FlashAttention Idea #2: Recompute Instead of Store
- Don’t store intermediate tensors (S, P)
- Recompute them when needed
- More FLOPs, less memory traffic
- Net result: faster runtime
11. Precision & Quantization
Floating-Point Representation
- Sign
- Exponent
- Mantissa
Common formats:
- FP64
- FP32
- FP16
- BFLOAT16
Example:
- FP16 → (1 sign, 5 exponent, 10 mantissa bits)

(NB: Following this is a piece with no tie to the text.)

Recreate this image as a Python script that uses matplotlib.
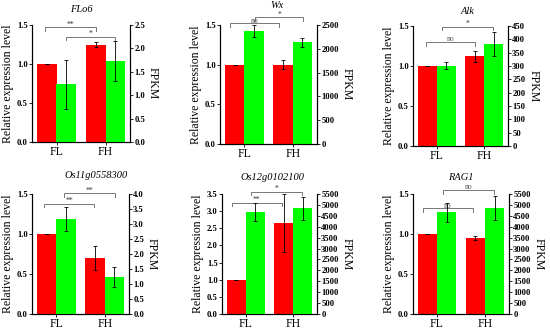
import matplotlib
matplotlib.use("Agg")
import matplotlib.pyplot as plt
import numpy as np

plt.rcParams["font.family"] = ["Liberation Serif", "DejaVu Serif"]

genes = ["FLo6", "Wx", "Alk", "Os11g0558300", "Os12g0102100", "RAG1"]
groups = ["FL", "FH"]

# relative expression (left axis, red)
rel_fl = [1.0, 1.0, 1.0, 1.0, 1.0, 1.0]
rel_fh = [1.25, 1.0, 1.12, 0.70, 2.65, 0.95]
rel_fl_err = [0, 0, 0, 0, 0, 0]
rel_fh_err = [0.03, 0.055, 0.07, 0.145, 0.84, 0.03]

# FPKM (right axis, green)
fpkm_fl = [1.23, 2380, 301, 3.16, 4660, 4660]
fpkm_fh = [1.73, 2136, 382, 1.23, 4845, 4845]
fpkm_fl_err = [0.52, 122, 14, 0.40, 420, 430]
fpkm_fh_err = [0.42, 88, 44, 0.33, 530, 550]

# axis ranges
left_max = [1.5, 1.5, 1.5, 1.5, 3.5, 1.5]
right_max = [2.5, 2500, 450, 4.0, 5500, 5500]
right_step = [0.5, 500, 50, 0.5, 500, 500]

# significance brackets: (x1, x2, y on left axis, label)
brackets = [
    [(0.77, 1.80, 1.47, "**"), (1.20, 2.20, 1.35, "*")],
    [(0.70, 1.72, 1.52, "no"), (1.22, 2.22, 1.60, "*")],
    [(0.78, 1.80, 1.30, "no"), (1.12, 2.18, 1.49, "*")],
    [(0.75, 1.78, 1.38, "**"), (1.17, 2.21, 1.51, "**")],
    [(0.70, 1.76, 3.25, "**"), (1.11, 2.19, 3.57, "*")],
    [(0.71, 1.75, 1.32, "no"), (1.13, 2.19, 1.55, "no")],
]

W, H = 550, 330
# axes boxes in pixels: left, right, top, bottom
boxes = [
    (32, 130, 25, 142), (220, 317, 25, 144), (413, 508, 26, 146),
    (32, 129, 194, 314), (222, 317, 194, 314), (413, 509, 194, 314),
]
# title centres in pixels
title_pos = [(81, 10), (277, 5), (467, 12), (96, 175), (272, 178), (461, 178)]

fig = plt.figure(figsize=(W / 100, H / 100), dpi=100)

x = np.arange(1, 3)
bw = 0.4
ekw = dict(ecolor="black", elinewidth=0.6, capsize=1.2, capthick=0.6)

for i, gene in enumerate(genes):
    l, r, t, b = boxes[i]
    ax = fig.add_axes([l / W, 1 - b / H, (r - l) / W, (b - t) / H])
    ax2 = ax.twinx()

    ax.bar(x - bw / 2, [rel_fl[i], rel_fh[i]], bw, color="#ff0000",
           yerr=[rel_fl_err[i], rel_fh_err[i]], error_kw=ekw)
    ax2.bar(x + bw / 2, [fpkm_fl[i], fpkm_fh[i]], bw, color="#00ff00",
            yerr=[fpkm_fl_err[i], fpkm_fh_err[i]], error_kw=ekw)

    ax.set_xlim(0.5, 2.5)
    ax.set_ylim(0, left_max[i])
    ax2.set_ylim(0, right_max[i])
    ax.set_yticks(np.arange(0, left_max[i] + 0.01, 0.5))
    ax.set_yticklabels([f"{v:.1f}" for v in ax.get_yticks()])
    rt = np.arange(0, right_max[i] + right_step[i] * 0.01, right_step[i])
    ax2.set_yticks(rt)
    if right_step[i] < 1:
        ax2.set_yticklabels([f"{v:.1f}" for v in rt])
    else:
        ax2.set_yticklabels([f"{int(v)}" for v in rt])

    ax.set_xticks(x)
    ax.set_xticklabels(groups, fontsize=8.5)

    for a in (ax, ax2):
        a.spines["top"].set_visible(False)
        a.tick_params(axis="y", labelsize=6.2, length=2, width=0.6, pad=1)
        for s in a.spines.values():
            s.set_linewidth(0.8)
        for lab in a.get_yticklabels():
            lab.set_fontweight("bold")
    ax.tick_params(axis="x", length=2, width=0.6, pad=1)

    ax.set_ylabel("Relative expression level", fontsize=8.5, labelpad=2)
    ax2.set_ylabel("FPKM", fontsize=8.5, rotation=270, labelpad=10)

    # significance brackets
    leg = left_max[i] * 0.03
    for x1, x2, y, txt in brackets[i]:
        ax.plot([x1, x1, x2, x2], [y - leg, y, y, y - leg], color="#777777",
                lw=0.7, clip_on=False)
        ax.text((x1 + x2) / 2, y - leg * 0.4, txt, ha="center", va="bottom",
                fontsize=5.5, color="#333333" if txt != "no" else "#555555")

    tx, ty = title_pos[i]
    fig.text(tx / W, 1 - ty / H, gene, ha="center", va="center",
             fontsize=7.5, style="italic")

fig.savefig("out.png", dpi=100)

Using FP16 instead of FP64:
- ~2× faster on GPUs like NVIDIA H100
- Less memory usage
12. Mixed Precision Training
Objective
- Reduce memory usage
- Increase training speed
Strategy
- Forward pass: low precision (FP16)
- Backward pass: gradients in low precision
- Weight updates: stored in high precision (FP32)
Result:
- Minimal accuracy loss
- Significant performance gains
13. Supervised Fine-Tuning (SFT)
Core Idea
- Start from pretrained weights
- Further train on task-specific labeled data
Steps
- Collect (input, desired output) pairs
- Train using next-token prediction conditioned on input
Instruction Tuning (Special Case of SFT)
- Data consists of instructions + responses
- Goal: make the model a helpful assistant
- “Graduates” the model into chat-style behavior
14. Parameter-Efficient Fine-Tuning (PEFT)
Motivation
- Full fine-tuning is GPU-intensive
- Not accessible to everyone
LoRA (Low-Rank Adaptation)
Core Idea
Instead of updating full weight matrix: [ W = W_0 + B \times A ]
Where:
- (W_0): frozen pretrained weights
- (A, B): low-rank trainable matrices
Only a small fraction of parameters are trained.
Practical Observations
- Similar performance to full fine-tuning
- Most effective in feed-forward layers of decoder models
Fun Facts
- LoRA needs a higher learning rate
- LoRA performs worse than full fine-tuning at large batch sizes
15. QLoRA: Pushing Efficiency Further
Key Idea
- Quantize frozen weights
- Train LoRA adapters in full precision
[ W_0 \rightarrow \text{Quantized}, \quad B \times A \rightarrow \text{FP precision} ]
Key Technique
- 4-bit NormalFloat (NF4)
- Assumes weights follow a normal distribution
Advantages
- Massive VRAM savings
- Enables fine-tuning on smaller GPUs
- Excellent memory–quality tradeoff
Closing Thoughts
These lectures clearly show that LLM performance is not just about bigger models — it’s about:
- Efficient training
- Smart memory usage
- Transfer learning
- Parameter-efficient adaptation
Understanding these concepts is essential if you’re working with LLMs beyond toy demos and into production systems.
If you’re exploring LLM systems, this is foundational knowledge worth revisiting multiple times.